ML System Design
This course has one rule: you reverse-engineer real production ML systems, layer by layer, until you can design one in 45 minutes from a blank whiteboard.
By the end you will be able to walk into the ML system design round at Meta E5, Google L5, or Amazon SDE-III and execute a framework you have rehearsed against two real systems and four case studies.
Every lesson follows the same shape: the problem at this layer, the naive solution that breaks, the production design that works, the math, and what the interviewer is actually grading.
The arc
| Part | What you build | Layer |
|---|---|---|
| 0 | The 6-step framework | The interview itself |
| 1 | YouTube-style recommender | The classical interview canon |
| 2 | Production RAG search system | The modern interview surface |
| 3 | 4 case studies | Framework transfer to ad CTR, fraud, ETA, multimodal |
| IR | Interview readiness | Mock-round walkthroughs + final quiz |
What you reverse-engineer in Part 1 (this is where you start)
| Lesson | What you add | What breaks without it |
|---|---|---|
| 0 | The 6-step framework | You wing it and lose the round |
| 1 | Define the problem | You optimise the wrong metric |
| 2 | Data pipeline | Your model trains on lies |
| 3 | Retrieval (two-tower + ANN) | You can't serve at 1B scale |
| 4 | Ranking (with calibration) | A/B test results stop making sense |
| 5 | Online serving | You blow the latency budget |
| 6 | Evaluation and A/B testing | You ship novelty effects as wins |
| 7 | Monitoring and retraining | Your model rots in production |
What you reverse-engineer in Part 2
| Lesson | What you add | What breaks without it |
|---|---|---|
| 8 | Define the problem (RAG) | You confuse "use a vector DB" with a real RAG system |
| 9 | Retrieval and reranking | Pure dense retrieval misses rare entities; no reranker means precision dies |
| 10 | Generation and LLM serving | Hallucinations ship; cost runs away; latency tanks |
| 11 | RAG evaluation | You can't tell if the system is faithful or just fluent |
What you transfer in Part 3 (case studies)
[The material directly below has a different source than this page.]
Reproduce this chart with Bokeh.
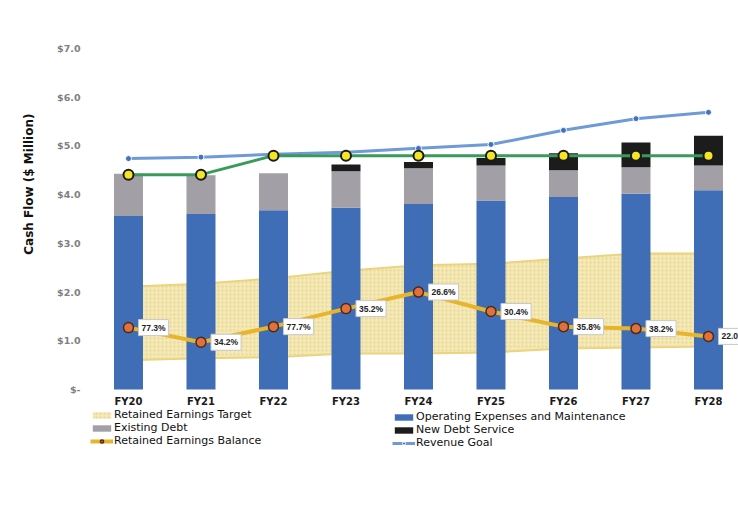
from bokeh.plotting import figure
from bokeh.models import (ColumnDataSource, Range1d, FixedTicker, CustomJSTickFormatter,
                          Legend, LegendItem, Title)
from bokeh.core.properties import value
from bokeh.embed import file_html
from bokeh.resources import INLINE

# ---- data ----
categories = ["FY20", "FY21", "FY22", "FY23", "FY24", "FY25", "FY26", "FY27", "FY28"]
opex = [3.56, 3.60, 3.68, 3.73, 3.81, 3.88, 3.95, 4.02, 4.09]
existing_debt = [0.87, 0.80, 0.76, 0.75, 0.73, 0.72, 0.55, 0.54, 0.51]
new_debt = [0.00, 0.00, 0.00, 0.14, 0.13, 0.15, 0.35, 0.51, 0.61]
revenue_goal = [4.74, 4.77, 4.83, 4.87, 4.95, 5.03, 5.32, 5.56, 5.69]
revenue = [4.41, 4.41, 4.80, 4.80, 4.80, 4.80, 4.80, 4.80, 4.80]
target_low = [0.60, 0.64, 0.66, 0.74, 0.74, 0.76, 0.84, 0.86, 0.88]
target_high = [2.11, 2.17, 2.28, 2.44, 2.55, 2.58, 2.69, 2.79, 2.79]
balance = [1.27, 0.97, 1.29, 1.66, 2.00, 1.60, 1.29, 1.25, 1.09]
balance_pct = ["77.3%", "34.2%", "77.7%", "35.2%", "26.6%", "30.4%", "35.8%", "38.2%", "22.0%"]
y_ticks = [0, 1, 2, 3, 4, 5, 6, 7]

xs = list(range(len(categories)))
src = ColumnDataSource(dict(
    x=xs, opex=opex, existing=existing_debt, newdebt=new_debt,
    goal=revenue_goal, rev=revenue, lo=target_low, hi=target_high,
    bal=balance, pct=balance_pct,
))

p = figure(width=738, height=509, output_backend="svg", toolbar_location=None,
           x_range=Range1d(-0.593, 8.414), y_range=Range1d(-1.848, 7.575),
           min_border_left=85, min_border_right=0, min_border_top=20, min_border_bottom=30)
p.outline_line_color = None
p.xgrid.visible = False
p.ygrid.visible = False
p.background_fill_color = "white"
p.border_fill_color = "white"

# axes
p.xaxis.fixed_location = 0
p.xaxis.ticker = FixedTicker(ticks=xs)
p.xaxis.major_label_overrides = {i: c for i, c in zip(xs, categories)}
p.xaxis.axis_line_color = None
p.xaxis.major_tick_line_color = None
p.xaxis.minor_tick_line_color = None
p.xaxis.major_tick_out = 0
p.xaxis.major_tick_in = 0
p.xaxis.major_label_text_font = "DejaVu Sans"
p.xaxis.major_label_text_font_style = "bold"
p.xaxis.major_label_text_font_size = "10px"
p.xaxis.major_label_text_color = "#1a1a1a"
p.xaxis.major_label_standoff = 7

p.yaxis.ticker = FixedTicker(ticks=y_ticks)
p.yaxis.formatter = CustomJSTickFormatter(code="return tick == 0 ? '$-' : '$' + tick.toFixed(1);")
p.yaxis.axis_line_color = None
p.yaxis.major_tick_line_color = None
p.yaxis.minor_tick_line_color = None
p.yaxis.major_tick_out = 0
p.yaxis.major_tick_in = 0
p.yaxis.major_label_text_font = "DejaVu Sans"
p.yaxis.major_label_text_font_style = "bold"
p.yaxis.major_label_text_font_size = "9.5px"
p.yaxis.major_label_text_color = "#808080"
p.yaxis.major_label_standoff = 5

ytitle = Title(text="Cash Flow ($ Million)", align="right", offset=93, standoff=38,
               text_font="DejaVu Sans", text_font_style="bold", text_font_size="12px",
               text_color="#111111")
p.add_layout(ytitle, "left")

# retained earnings target band
band = p.varea(x="x", y1="lo", y2="hi", source=src, fill_color="#f3e8b6",
               hatch_pattern="dot", hatch_color="#dcc25a", hatch_alpha=0.5, hatch_scale=4)
p.line(x="x", y="hi", source=src, line_color="#ead47e", line_width=2)
p.line(x="x", y="lo", source=src, line_color="#ead47e", line_width=2)

# stacked bars
bars = p.vbar_stack(["opex", "existing", "newdebt"], x="x", width=0.4, source=src,
                    color=["#3f6eb6", "#a29fa6", "#1c1c1c"], line_color=None)

# revenue goal
goal_line = p.line(x="x", y="goal", source=src, line_color="#6e9bd8", line_width=3)
goal_dots = p.scatter(x="x", y="goal", source=src, size=6, fill_color="#3f72c0",
                      line_color="white", line_width=1)

# revenue (green)
p.line(x="x", y="rev", source=src, line_color="#3a9a5c", line_width=3)
p.scatter(x="x", y="rev", source=src, size=10, fill_color="#f5e625",
          line_color="#1a1a1a", line_width=2)

# retained earnings balance
bal_line = p.line(x="x", y="bal", source=src, line_color="#e7b52c", line_width=4)
bal_dots = p.scatter(x="x", y="bal", source=src, size=10, fill_color="#e2703a",
                     line_color="#4a2a1a", line_width=1.5)

p.text(x="x", y="bal", text="pct", source=src, x_offset=10, y_offset=0,
       text_align="left", text_baseline="middle",
       text_font=value("Liberation Sans"), text_font_style="bold",
       text_font_size="8.5px", text_color="#222222",
       background_fill_color="white", border_line_color="#c8c8c8",
       border_line_width=1, padding=3)

common = dict(border_line_color=None, background_fill_alpha=0, padding=0, margin=0,
              spacing=0, label_height=12, glyph_height=8, glyph_width=23,
              label_standoff=1, label_text_font="DejaVu Sans",
              label_text_font_size="11px", label_text_color="#111111")

leg1 = Legend(items=[
    LegendItem(label="Retained Earnings Target", renderers=[band]),
    LegendItem(label="Existing Debt", renderers=[bars[1]]),
    LegendItem(label="Retained Earnings Balance", renderers=[bal_line, bal_dots]),
], location=(5, 32), **common)
leg2 = Legend(items=[
    LegendItem(label="Operating Expenses and Maintenance", renderers=[bars[0]]),
    LegendItem(label="New Debt Service", renderers=[bars[2]]),
    LegendItem(label="Revenue Goal", renderers=[goal_line, goal_dots]),
], location=(307, 30), **common)
p.add_layout(leg1)
p.add_layout(leg2)

open("out.html", "w").write(file_html(p, INLINE))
The framework now applied to four distinct interview prompts, each lesson walks the full 6 steps end-to-end on one canonical case, highlighting the wrinkles that distinguish it from the two flagships.
| Lesson | Case | The wrinkle |
|---|---|---|
| 12 | Ad CTR prediction (Google-style) | Auction mechanics; calibration is mandatory; counterfactual logging |
| 13 | Real-time fraud detection (Stripe-style) | Class imbalance + adversarial drift; streaming features; asymmetric cost |
| 14 | ETA prediction (Uber-style) | Spatial-temporal features; pinball loss; quantile outputs (P50 / P90) |
| 15 | Multimodal search (CLIP-style) | Contrastive joint training (InfoNCE); cross-modal eval; modality alignment |
Interview readiness
The closing lesson, two fully-narrated 45-minute mock rounds (recsys and RAG), the framework cheat sheet, the consolidated L4 ceilings and L5 promote signals across the entire course, and the day-of playbook for the actual interview.
What this course is not
It is not a survey of every ML architecture. The architectures appear when the system needs them. It is not a generic SWE system design course either, distributed systems primitives appear in the lessons that need them, never as standalone abstraction.
It is not Exponent or HelloInterview's framework restated. We adopt the 6-step framework as the spine because it is industry-standard, and then we layer in the practitioner-grade depth those courses skip: real latency budgets, real embedding store sizing, real drift detectors, real A/B test power calculations.